A Word, Please: Superstitions of the grammatical kind
How time flies.
It seems like just yesterday I was writing a column debunking the myth that it’s wrong to start a sentence with a conjunction.
And it seems like just the day before yesterday that I wrote the same thing. And the day before that, the same thing, going back about 12 years to when I started writing this column, bright-eyed and hopeful that I could make a difference by debunking grammar myths.
Foolish child. Grammar superstitions are a heck of a lot more powerful than I’ll ever be, as evidenced by an email I got recently from a reader named Paul in Venice, Calif. After some introductory matter of an ad hominem nature (“You’re an embarrassment” and the like), Paul proceeded to outline a number of grammar atrocities I committed in a recent column.

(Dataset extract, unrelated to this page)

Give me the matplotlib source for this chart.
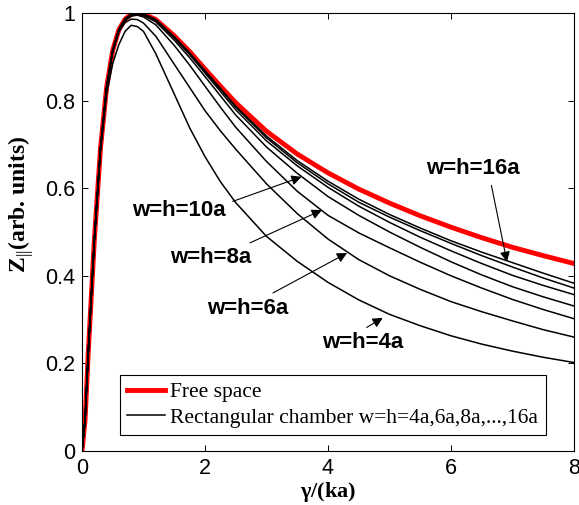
import numpy as np
import matplotlib
matplotlib.use('Agg')
from matplotlib import pyplot as plt

# gamma/(ka) sample points
gamma = [0, 0.05, 0.1, 0.2, 0.3, 0.4, 0.5, 0.6, 0.7, 0.8, 0.9, 1.0, 1.2, 1.5, 1.75,
         2, 2.25, 2.5, 3, 3.5, 4, 4.5, 5, 5.5, 6, 6.5, 7, 7.5, 8]

z_free = [0, .07, .22, .48, .69, .83, .915, .962, .986, .997, 1.0, .998, .985, .948, .912,
          .872, .833, .795, .73, .678, .635, .598, .566, .537, .511, .487, .465, .446, .428]
z_16a = [0, .07, .22, .48, .69, .83, .915, .962, .986, .997, 1.0, .998, .985, .946, .909,
         .868, .828, .787, .719, .663, .616, .575, .540, .509, .480, .454, .430, .406, .383]
z_14a = [0, .07, .22, .48, .69, .83, .915, .962, .986, .997, 1.0, .997, .984, .945, .907,
         .866, .826, .785, .715, .658, .610, .568, .534, .503, .474, .446, .420, .395, .372]
z_12a = [0, .07, .22, .48, .69, .83, .915, .962, .986, .997, .999, .996, .983, .943, .905,
         .863, .821, .779, .708, .651, .602, .559, .522, .488, .457, .428, .401, .378, .357]
z_10a = [0, .07, .22, .48, .69, .83, .915, .962, .985, .996, .998, .995, .980, .938, .898,
         .855, .811, .767, .694, .634, .581, .538, .500, .465, .432, .402, .375, .352, .331]
z_8a = [0, .07, .22, .48, .69, .83, .914, .960, .983, .993, .995, .991, .973, .926, .881,
        .833, .785, .739, .661, .593, .538, .498, .464, .431, .400, .372, .346, .323, .302]
z_6a = [0, .07, .22, .48, .69, .83, .912, .957, .978, .986, .985, .977, .947, .883, .830,
        .777, .731, .689, .610, .542, .484, .437, .400, .369, .341, .318, .297, .277, .260]
z_4a = [0, .07, .22, .48, .685, .815, .885, .928, .958, .972, .969, .958, .907, .815, .738,
        .672, .615, .567, .490, .433, .385, .345, .312, .286, .263, .244, .228, .214, .202]

chamber = [z_4a, z_6a, z_8a, z_10a, z_12a, z_14a, z_16a]

# (label, arrow head, text centre, arrow start on the text box)
notes = [
    ('w=h=10a', (3.57, 0.626), (1.58, 0.55), (1.0, 0.8)),
    ('w=h=8a', (3.90, 0.550), (2.10, 0.441), (0.8, 0.9)),
    ('w=h=6a', (4.31, 0.452), (2.70, 0.326), (0.65, 0.9)),
    ('w=h=4a', (4.89, 0.304), (4.57, 0.247), (0.4, 0.9)),
    ('w=h=16a', (6.91, 0.432), (6.36, 0.646), (0.68, 0.0)),
]

plt.rcParams['mathtext.fontset'] = 'custom'
plt.rcParams['mathtext.rm'] = 'Liberation Serif'
plt.rcParams['mathtext.bf'] = 'Liberation Serif:bold'

fig = plt.figure(figsize=(5.79, 5.05), dpi=100)
ax = fig.add_axes([82 / 579, 54 / 505, 492 / 579, 438 / 505])

ax.plot(gamma, z_free, color='red', lw=3.5, label='Free space', zorder=2)
for i, z in enumerate(chamber):
    ax.plot(gamma, z, color='black', lw=1.1, zorder=3,
            label='Rectangular chamber w=h=4a,6a,8a,...,16a' if i == 0 else None)

for txt, head, pos, rp in notes:
    ax.annotate(txt, xy=head, xytext=pos, ha='center', va='center',
                fontsize=16, fontweight='bold', family='Liberation Sans',
                arrowprops=dict(arrowstyle='-|>', color='black', lw=0.8,
                                mutation_scale=15, shrinkA=3, shrinkB=0,
                                relpos=rp))

ax.set_xlim(0, 8)
ax.set_ylim(0, 1)
ax.set_xticks([0, 2, 4, 6, 8])
ax.set_xticklabels(['0', '2', '4', '6', '8'])
ax.set_yticks([0, 0.2, 0.4, 0.6, 0.8, 1])
ax.set_yticklabels(['0', '0.2', '0.4', '0.6', '0.8', '1'])
ax.tick_params(direction='in', length=4, width=0.7, top=True, right=True,
               labelsize=15.5, pad=5)
for lab in ax.get_xticklabels() + ax.get_yticklabels():
    lab.set_family('Liberation Sans')
for s in ax.spines.values():
    s.set_linewidth(0.8)

ax.set_xlabel(r'$\mathbf{\gamma}$/(ka)', family='Liberation Serif',
              fontweight='bold', fontsize=16, va='center')
ax.set_ylabel(r'$\mathbf{Z}_{||}$(arb. units)', family='Liberation Serif',
              fontweight='bold', fontsize=17, va='center')
ax.xaxis.set_label_coords(0.5, -0.094)
ax.yaxis.set_label_coords(-0.124, 0.564)

leg = ax.legend(loc='lower left', bbox_to_anchor=(0.077, 0.036),
                prop={'family': 'Liberation Serif', 'size': 15.5},
                fancybox=False, framealpha=1, edgecolor='black',
                handlelength=1.75, borderaxespad=0, borderpad=0.35,
                labelspacing=0.25, handletextpad=0.25)
leg.get_frame().set_linewidth(0.8)

plt.savefig('out.png', dpi=100)
plt.close()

I do make mistakes in this column. When I get an e-mail with a subject line like “You’re very disappointing,” I cringe in anticipation of learning that I made an actual, you know, error. Happily, this was not such an instance.
All the mistakes Paul found in my column were his, rooted in a slew of common grammar superstitions. Paul’s biggest beef, judging by the amount of time he dedicated to it, was that I started four sentences with conjunctions.
A conjunction is a joining word that comes in several varieties. The best known are the coordinating conjunctions, the most common of which are “and,” “but,” “or” and “so.” These words coordinate — join — words, phrases or even whole clauses.
A much larger group, subordinating conjunctions, introduce clauses that are subordinate to some other clause in the sentence. For example, “if” is a subordinating conjunction in “If you want me, I’ll be in my room.” The word “if” renders the first clause subordinate, meaning it can’t stand on its own as a complete sentence.
There are other types of conjunctions too. But coordinators are the ones to note because, not only are they the most common, they’re also the subject of a widespread grammar superstition.
Some folks are taught that it’s wrong to start a sentence with one. So the sentence before last, which started with “but,” would be considered an error. So would this one. And this one would too.
Unfortunately for would-be critics too eager to play the “gotcha” game, that’s superstition. But you don’t have to take my word for it.
“There is a widespread belief — one with no historical or grammatical foundation — that it is an error to begin a sentence with a conjunction such as ‘and,’ ‘but’ or ‘so,'” writes the Chicago Manual of Style.
“‘and,’ A. Beginning sentences with. It is a rank superstition that this coordinating conjunction cannot properly begin a sentence,” notes Garner’s Modern American Usage.
“‘but.’ A. Beginning sentences with. It is a gross canard that beginning a sentence with ‘but’ is stylistically slipshod. In fact, doing so is highly desirable in any number of contexts, as many stylebooks have said,” Garner’s adds.
“There is a persistent belief that it is improper to begin a sentence with ‘and,’ but this prohibition has been cheerfully ignored by standard authors from Anglo-Saxon times onwards. An initial ‘and’ is a useful aid to writers as the narrative continues,” notes Fowler’s Modern English Usage.
I wrote Paul back to thank him, explaining that it’s a treat to open an email about mistakes I made and learn that I made none. I even threw in a little free advice for Paul — advice of the “Maybe do your homework before you fire off emails of the ‘You are an embarrassment’ variety.”
But Paul didn’t write back. And I don’t expect him to anytime soon.